EXERCISE:
Leave out any pictures and transcribe all other data below exactly.

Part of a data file

######

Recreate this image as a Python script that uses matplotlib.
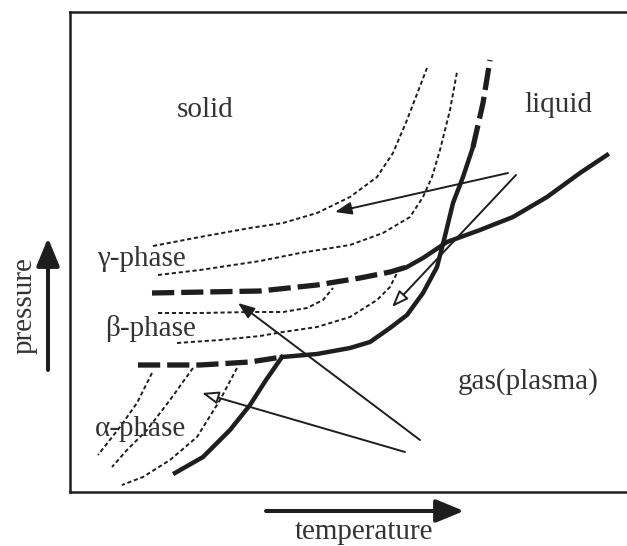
import matplotlib.pyplot as plt

plt.rcParams['font.family'] = ['Liberation Serif', 'DejaVu Serif']
plt.rcParams['lines.scale_dashes'] = False

# schematic phase diagram, arbitrary units (temperature T, pressure P)
# thin dotted curves in the gamma region
gam1_T = [83, 130, 180, 213, 247, 280, 307, 323, 337, 357]
gam1_P = [246, 255, 264, 269, 279, 295, 315, 339, 372, 424]
gam2_T = [88, 130, 190, 230, 280, 313, 340, 353, 362, 370, 380, 387]
gam2_P = [217, 222, 231, 239, 247, 259, 275, 295, 315, 342, 382, 420]

# dotted curves in the beta region
bet1_T = [88, 130, 180, 213, 237, 253, 263]
bet1_P = [179, 179, 180, 180, 184, 192, 204]
bet2_T = [107, 150, 190, 213, 247, 280, 307, 320, 327]
bet2_P = [149, 152, 156, 160, 165, 175, 192, 205, 219]

# dotted curves in the alpha region
alp1_T = [82, 67, 50, 28]
alp1_P = [119, 89, 65, 37]
alp2_T = [123, 100, 77, 57, 42]
alp2_P = [124, 92, 62, 42, 25]
alp3_T = [167, 150, 127, 100, 73, 52]
alp3_P = [124, 92, 55, 32, 15, 7]

# phase boundaries (thick)
gb_dash_T = [82, 135, 190, 247, 290, 320, 337]          # gamma/beta, dashed part
gb_dash_P = [199, 200, 201, 207, 214, 220, 225]
gb_solid_T = [337, 353, 365, 377, 410, 443, 477, 510, 537]   # continues as solid
gb_solid_P = [225, 234, 242, 250, 262, 275, 295, 319, 337]

ba_dash_T = [68, 130, 180, 212]                          # beta/alpha, dashed
ba_dash_P = [127, 127, 130, 135]

low_T = [105, 133, 160, 180, 196, 212]                    # lower solid curve
low_P = [19, 35, 62, 87, 112, 135]

melt_T = [212, 247, 280, 300, 320, 337, 353, 367, 374, 383, 393, 403]
melt_P = [135, 138, 144, 150, 164, 177, 199, 225, 252, 289, 315, 345]
melt_dash_T = [403, 413, 420]
melt_dash_P = [345, 389, 432]

# thin arrows: (tail, head, open head?)
arrows = [
    ((438, 319), (265, 280), False),
    ((446, 317), (322, 185), True),
    ((350, 52), (168, 189), False),
    ((335, 40), (132, 99), True),
]

labels = [
    ('solid', 135, 382),
    ('liquid', 488, 387),
    ('γ-phase', 71, 233),
    ('β-phase', 81, 163),
    ('α-phase', 71, 63),
    ('gas(plasma)', 458, 110),
]

W, H = 627, 546
ink = '#1e1e1e'
txt = '#333333'

fig = plt.figure(figsize=(W / 100, H / 100), dpi=100)
ax = fig.add_axes([70 / W, 54 / H, 600 / W, 480 / H])
ax.set_xlim(0, 600)
ax.set_ylim(0, 480)
ax.set_xticks([])
ax.set_yticks([])
ax.spines['right'].set_visible(False)
for s in ['left', 'top', 'bottom']:
    ax.spines[s].set_linewidth(1.8)
    ax.spines[s].set_color(ink)

dotted = dict(color=ink, lw=1.4, dashes=(3, 2))
for t, p in [(gam1_T, gam1_P), (gam2_T, gam2_P), (bet1_T, bet1_P), (bet2_T, bet2_P),
             (alp1_T, alp1_P), (alp2_T, alp2_P), (alp3_T, alp3_P)]:
    ax.plot(t, p, **dotted)

thick_dash = dict(color=ink, lw=3.8, dashes=(16, 5), solid_capstyle='butt')
ax.plot(gb_dash_T, gb_dash_P, **thick_dash)
ax.plot(ba_dash_T, ba_dash_P, **thick_dash)
ax.plot(melt_dash_T, melt_dash_P, **thick_dash)

ax.plot(gb_solid_T, gb_solid_P, color=ink, lw=3.2, solid_joinstyle='round')
ax.plot(low_T, low_P, color=ink, lw=3.2, solid_joinstyle='round')
ax.plot(melt_T, melt_P, color=ink, lw=3.2, solid_joinstyle='round')

for tail, head, hollow in arrows:
    ax.annotate('', xy=head, xytext=tail,
                arrowprops=dict(arrowstyle='-|>,head_length=1.0,head_width=0.38',
                                lw=1.4, ec=ink, fc='white' if hollow else ink,
                                shrinkA=0, shrinkB=0))

for s, t, p in labels:
    ax.text(t, p, s, fontsize=21, color=txt, ha='center', va='center')

# axis arrows outside the frame
ax.annotate('', xy=(464, 35), xytext=(266, 35), xycoords='figure pixels',
            textcoords='figure pixels', annotation_clip=False,
            arrowprops=dict(arrowstyle='-|>,head_length=1.7,head_width=0.7',
                            lw=2.9, color=ink, shrinkA=0, shrinkB=0))
ax.annotate('', xy=(48, 308), xytext=(48, 176), xycoords='figure pixels',
            textcoords='figure pixels', annotation_clip=False,
            arrowprops=dict(arrowstyle='-|>,head_length=1.7,head_width=0.7',
                            lw=2.9, color=ink, shrinkA=0, shrinkB=0))

fig.text(364 / W, 1 / H, 'temperature', fontsize=21, color=txt, ha='center', va='bottom')
fig.text(25 / W, 240 / H, 'pressure', fontsize=21, color=txt, ha='center', va='center',
         rotation=90)

fig.savefig('out.png', dpi=100)
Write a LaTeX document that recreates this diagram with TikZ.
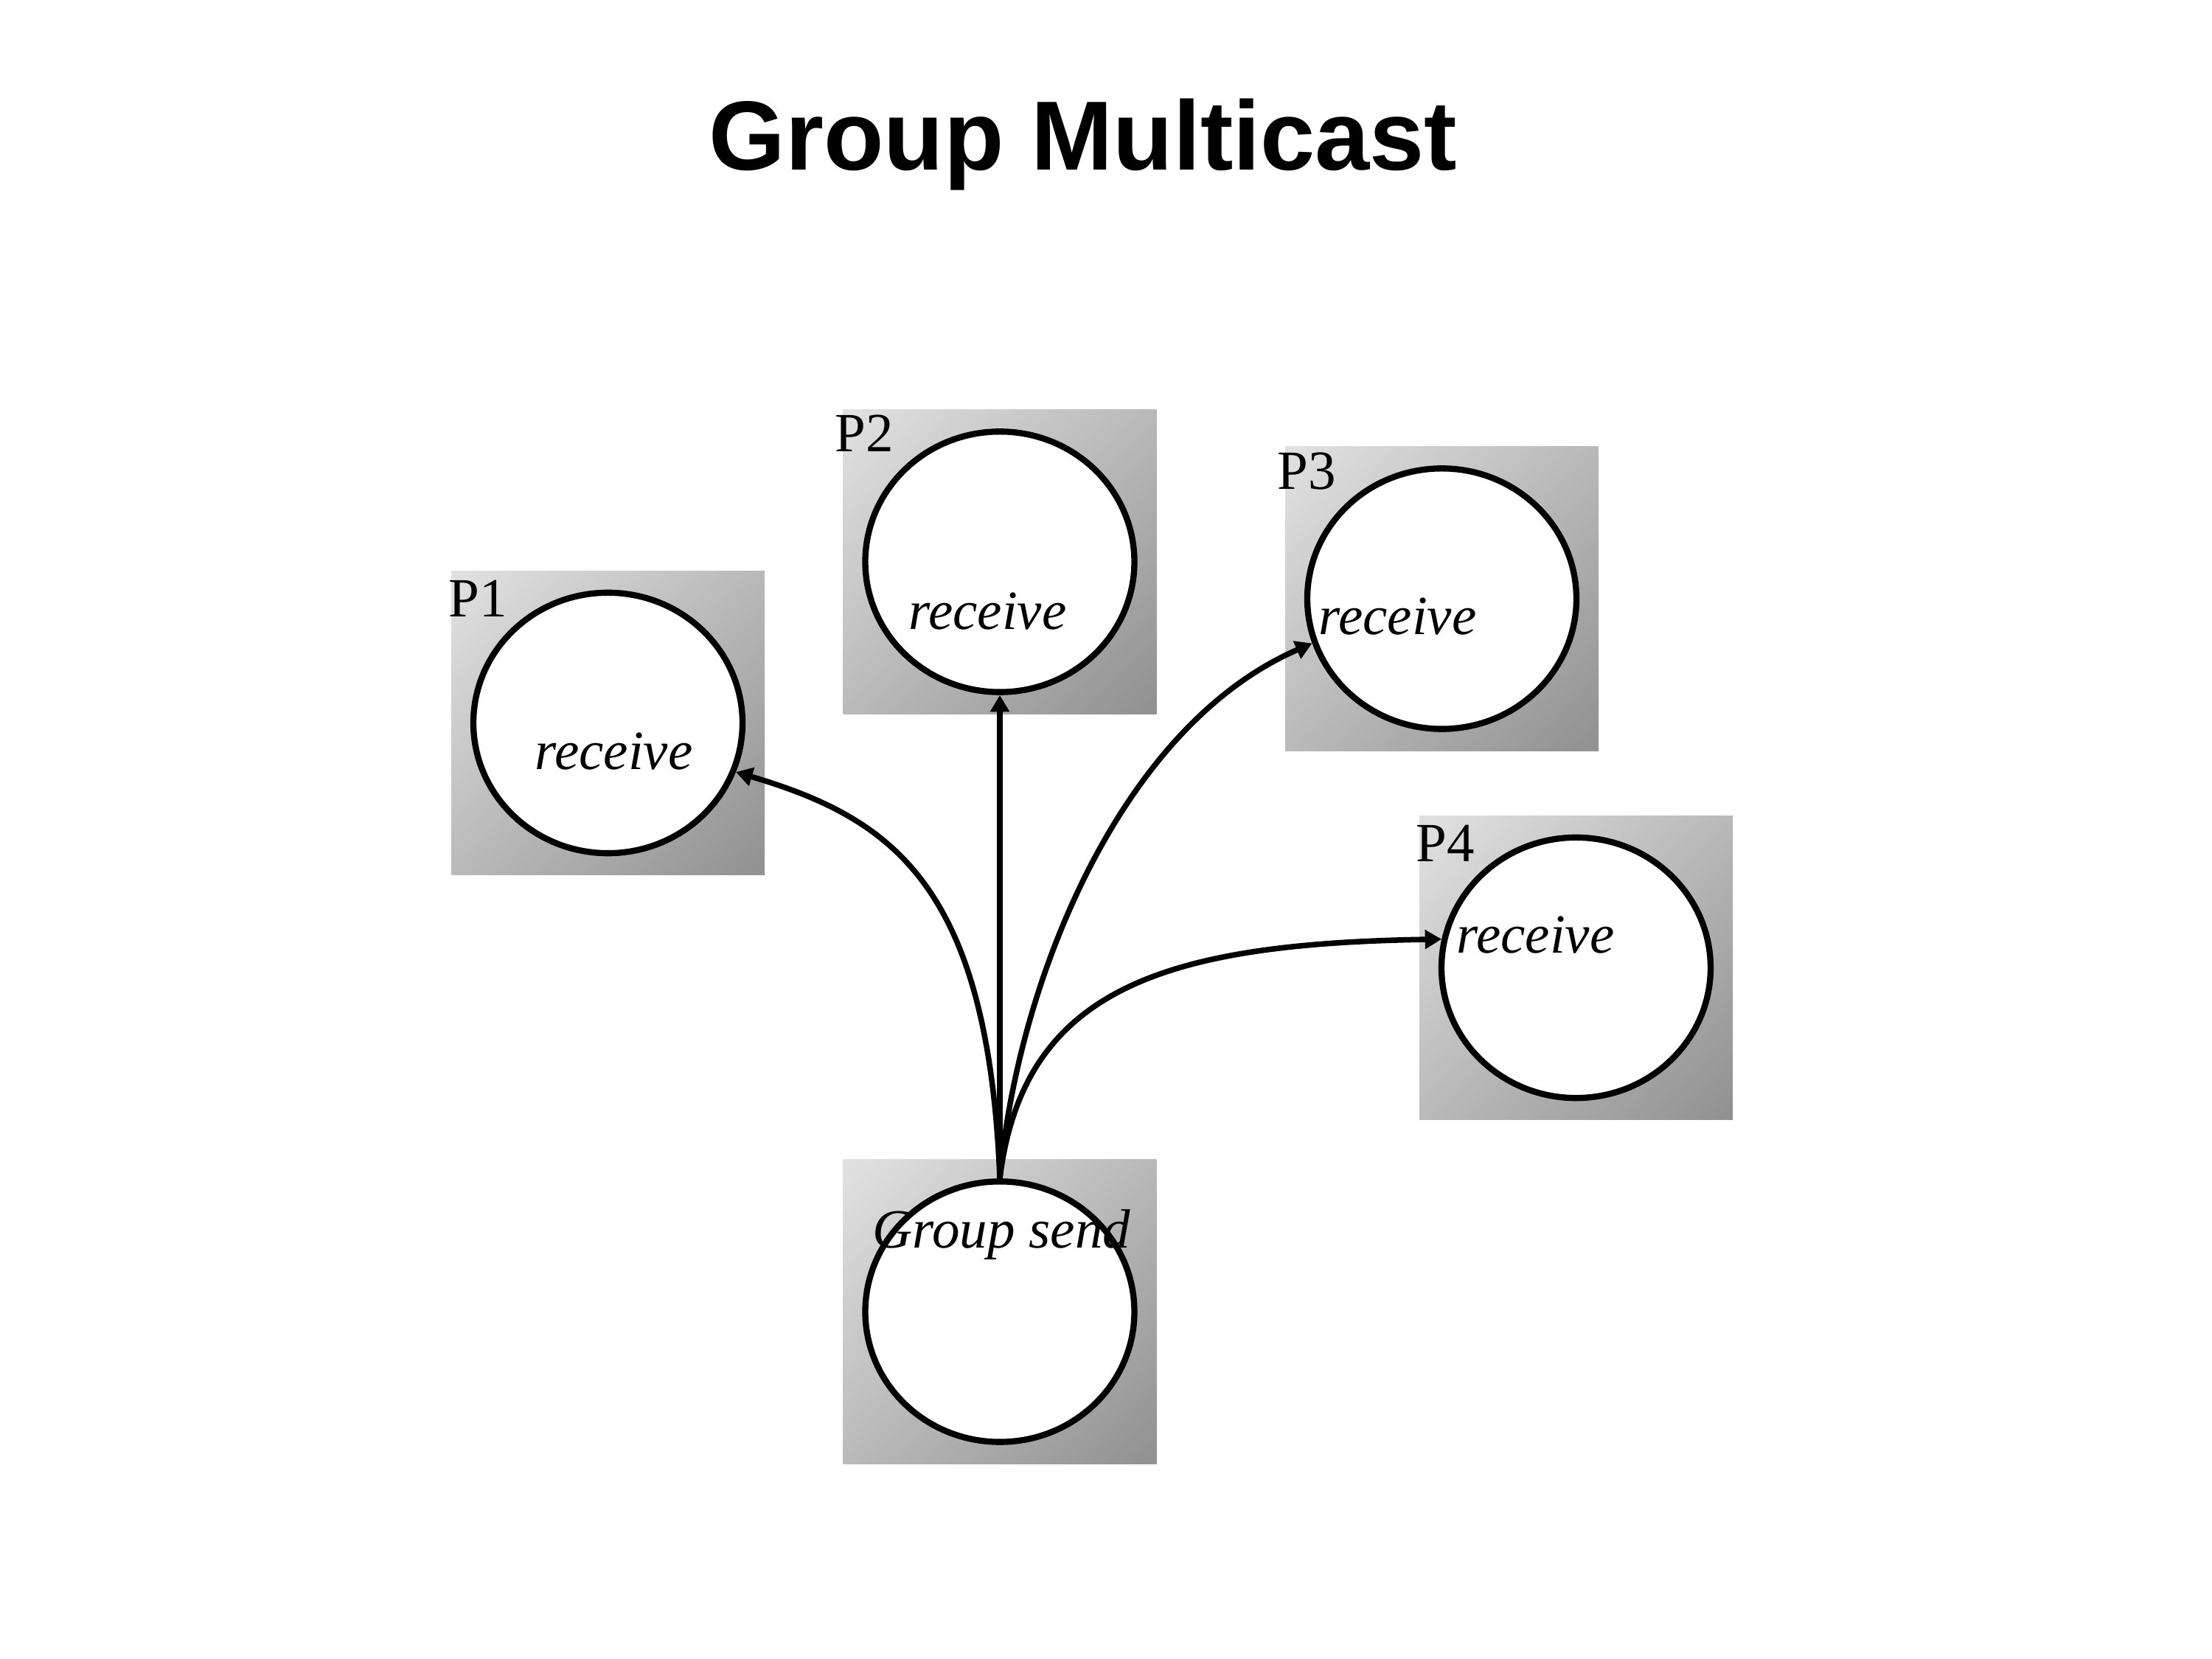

######

RESULT OF THE EXERCISE:
Recreate this image as a Python script that uses matplotlib.
import matplotlib.pyplot as plt

plt.rcParams['font.family'] = ['Liberation Serif', 'DejaVu Serif']
plt.rcParams['lines.scale_dashes'] = False

# schematic phase diagram, arbitrary units (temperature T, pressure P)
# thin dotted curves in the gamma region
gam1_T = [83, 130, 180, 213, 247, 280, 307, 323, 337, 357]
gam1_P = [246, 255, 264, 269, 279, 295, 315, 339, 372, 424]
gam2_T = [88, 130, 190, 230, 280, 313, 340, 353, 362, 370, 380, 387]
gam2_P = [217, 222, 231, 239, 247, 259, 275, 295, 315, 342, 382, 420]

# dotted curves in the beta region
bet1_T = [88, 130, 180, 213, 237, 253, 263]
bet1_P = [179, 179, 180, 180, 184, 192, 204]
bet2_T = [107, 150, 190, 213, 247, 280, 307, 320, 327]
bet2_P = [149, 152, 156, 160, 165, 175, 192, 205, 219]

# dotted curves in the alpha region
alp1_T = [82, 67, 50, 28]
alp1_P = [119, 89, 65, 37]
alp2_T = [123, 100, 77, 57, 42]
alp2_P = [124, 92, 62, 42, 25]
alp3_T = [167, 150, 127, 100, 73, 52]
alp3_P = [124, 92, 55, 32, 15, 7]

# phase boundaries (thick)
gb_dash_T = [82, 135, 190, 247, 290, 320, 337]          # gamma/beta, dashed part
gb_dash_P = [199, 200, 201, 207, 214, 220, 225]
gb_solid_T = [337, 353, 365, 377, 410, 443, 477, 510, 537]   # continues as solid
gb_solid_P = [225, 234, 242, 250, 262, 275, 295, 319, 337]

ba_dash_T = [68, 130, 180, 212]                          # beta/alpha, dashed
ba_dash_P = [127, 127, 130, 135]

low_T = [105, 133, 160, 180, 196, 212]                    # lower solid curve
low_P = [19, 35, 62, 87, 112, 135]

melt_T = [212, 247, 280, 300, 320, 337, 353, 367, 374, 383, 393, 403]
melt_P = [135, 138, 144, 150, 164, 177, 199, 225, 252, 289, 315, 345]
melt_dash_T = [403, 413, 420]
melt_dash_P = [345, 389, 432]

# thin arrows: (tail, head, open head?)
arrows = [
    ((438, 319), (265, 280), False),
    ((446, 317), (322, 185), True),
    ((350, 52), (168, 189), False),
    ((335, 40), (132, 99), True),
]

labels = [
    ('solid', 135, 382),
    ('liquid', 488, 387),
    ('γ-phase', 71, 233),
    ('β-phase', 81, 163),
    ('α-phase', 71, 63),
    ('gas(plasma)', 458, 110),
]

W, H = 627, 546
ink = '#1e1e1e'
txt = '#333333'

fig = plt.figure(figsize=(W / 100, H / 100), dpi=100)
ax = fig.add_axes([70 / W, 54 / H, 600 / W, 480 / H])
ax.set_xlim(0, 600)
ax.set_ylim(0, 480)
ax.set_xticks([])
ax.set_yticks([])
ax.spines['right'].set_visible(False)
for s in ['left', 'top', 'bottom']:
    ax.spines[s].set_linewidth(1.8)
    ax.spines[s].set_color(ink)

dotted = dict(color=ink, lw=1.4, dashes=(3, 2))
for t, p in [(gam1_T, gam1_P), (gam2_T, gam2_P), (bet1_T, bet1_P), (bet2_T, bet2_P),
             (alp1_T, alp1_P), (alp2_T, alp2_P), (alp3_T, alp3_P)]:
    ax.plot(t, p, **dotted)

thick_dash = dict(color=ink, lw=3.8, dashes=(16, 5), solid_capstyle='butt')
ax.plot(gb_dash_T, gb_dash_P, **thick_dash)
ax.plot(ba_dash_T, ba_dash_P, **thick_dash)
ax.plot(melt_dash_T, melt_dash_P, **thick_dash)

ax.plot(gb_solid_T, gb_solid_P, color=ink, lw=3.2, solid_joinstyle='round')
ax.plot(low_T, low_P, color=ink, lw=3.2, solid_joinstyle='round')
ax.plot(melt_T, melt_P, color=ink, lw=3.2, solid_joinstyle='round')

for tail, head, hollow in arrows:
    ax.annotate('', xy=head, xytext=tail,
                arrowprops=dict(arrowstyle='-|>,head_length=1.0,head_width=0.38',
                                lw=1.4, ec=ink, fc='white' if hollow else ink,
                                shrinkA=0, shrinkB=0))

for s, t, p in labels:
    ax.text(t, p, s, fontsize=21, color=txt, ha='center', va='center')

# axis arrows outside the frame
ax.annotate('', xy=(464, 35), xytext=(266, 35), xycoords='figure pixels',
            textcoords='figure pixels', annotation_clip=False,
            arrowprops=dict(arrowstyle='-|>,head_length=1.7,head_width=0.7',
                            lw=2.9, color=ink, shrinkA=0, shrinkB=0))
ax.annotate('', xy=(48, 308), xytext=(48, 176), xycoords='figure pixels',
            textcoords='figure pixels', annotation_clip=False,
            arrowprops=dict(arrowstyle='-|>,head_length=1.7,head_width=0.7',
                            lw=2.9, color=ink, shrinkA=0, shrinkB=0))

fig.text(364 / W, 1 / H, 'temperature', fontsize=21, color=txt, ha='center', va='bottom')
fig.text(25 / W, 240 / H, 'pressure', fontsize=21, color=txt, ha='center', va='center',
         rotation=90)

fig.savefig('out.png', dpi=100)
Write a LaTeX document that recreates this diagram with TikZ.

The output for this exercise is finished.